I keep good photographic records so they better have all their "i"'s dotted.
There is no point quoting sources if you don't understand what they mean. The air space rights that property owners hold entitle them to development above their land, not to shoot down or interfere with aircraft, manned or otherwise. That would be a Federal crime. The act of flying over property is not illegal per se. If it constitutes a nuisance, by virtue of noise, unreasonable invasion of privacy etc., then local nuisance laws may be invoked to require an aircraft operator to cease such operations. But if instead you prefer to seek remedy by breaking Federal laws (interfering with aircraft operations) and/or local laws (criminal damage) yourself then have at it. -
China's Xiaomi shows off new $460 4K camera drone
irnchriz said:sockrolid said:Hey. Kickstarter people.
I'd pay up to $100 for a drone signal-jamming transmitter.
Push the button, signal is jammed, drone operator can't get their now-cliché hover shot.
Note: the jamming signal will only cause momentary loss of directional control, not crashing.
Net effect: drone operator thinks there's a defect and wants their money back (again and again.)

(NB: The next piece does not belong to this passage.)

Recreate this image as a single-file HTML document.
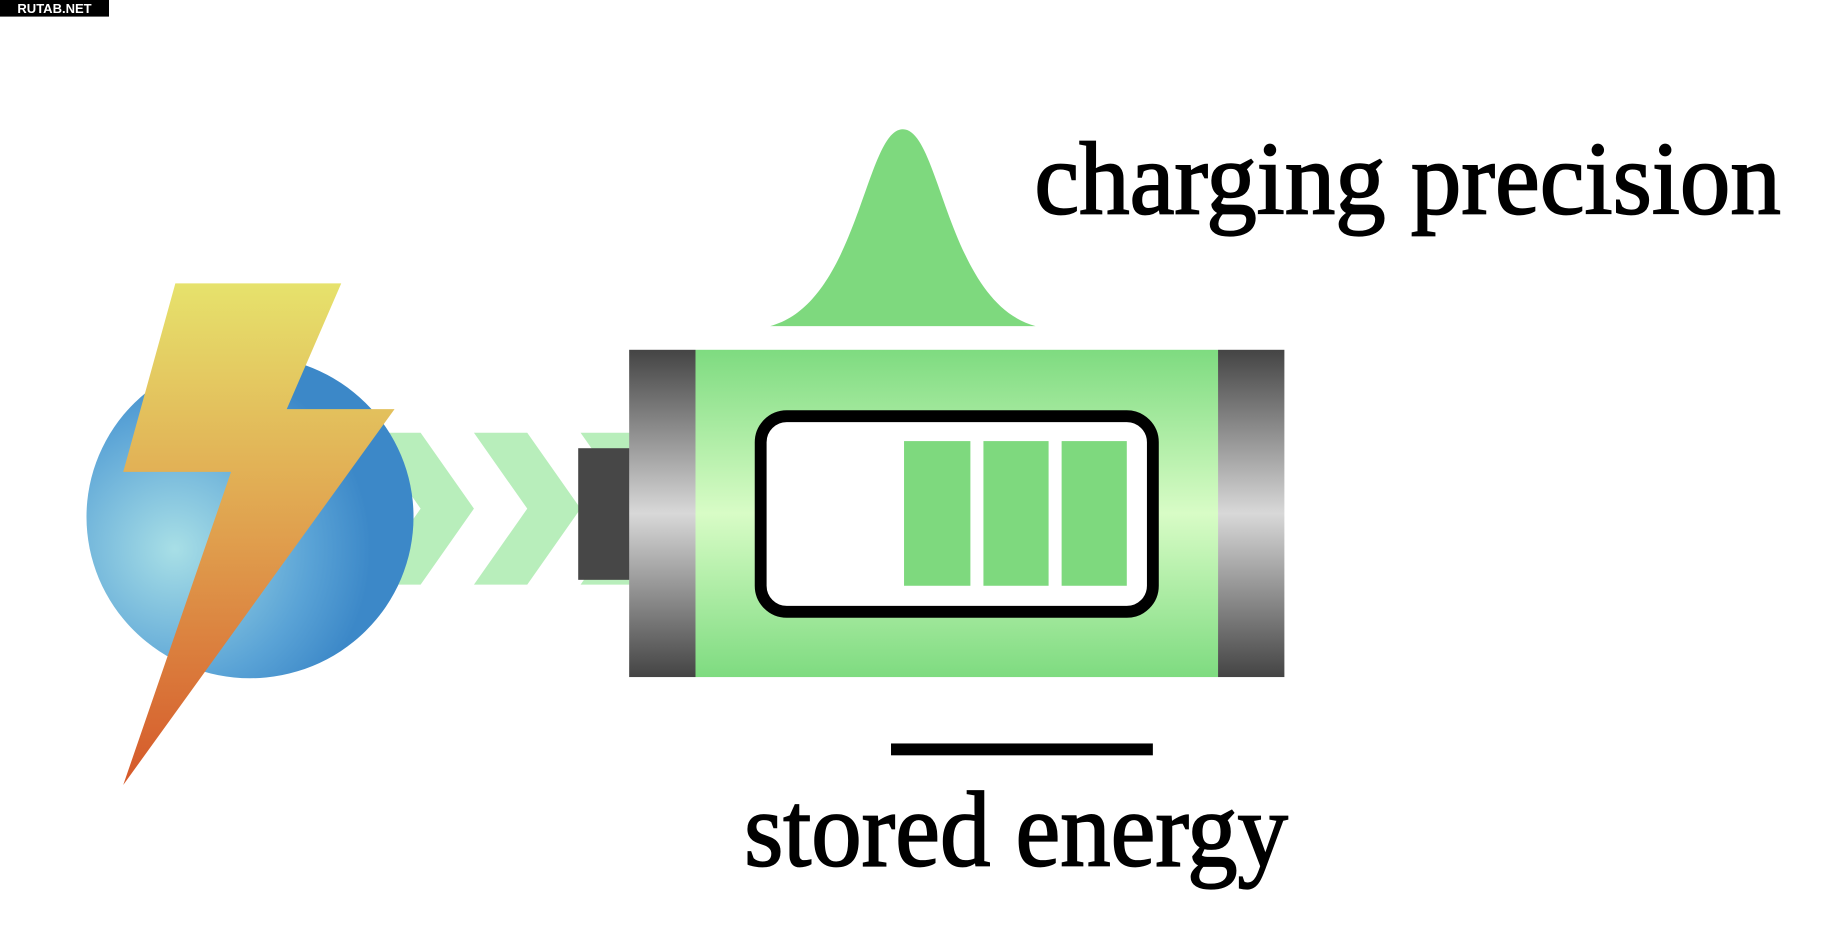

No, you want to perma jam it, then it goes into safe mode and lands. If it lands on your property then it should have never been flying over it legally and I believe you are within your right to jump on it and smash it to smithereens.
You are incorrect on your assertion and assumptions, at least in the US. You do not own the airspace over your property, and flying over it is not illegal. Interfering with aircraft (including UAS) operations, by jamming or any other means, is illegal. Destruction of a UAS, even if it lands on your property, would constitute criminal damage.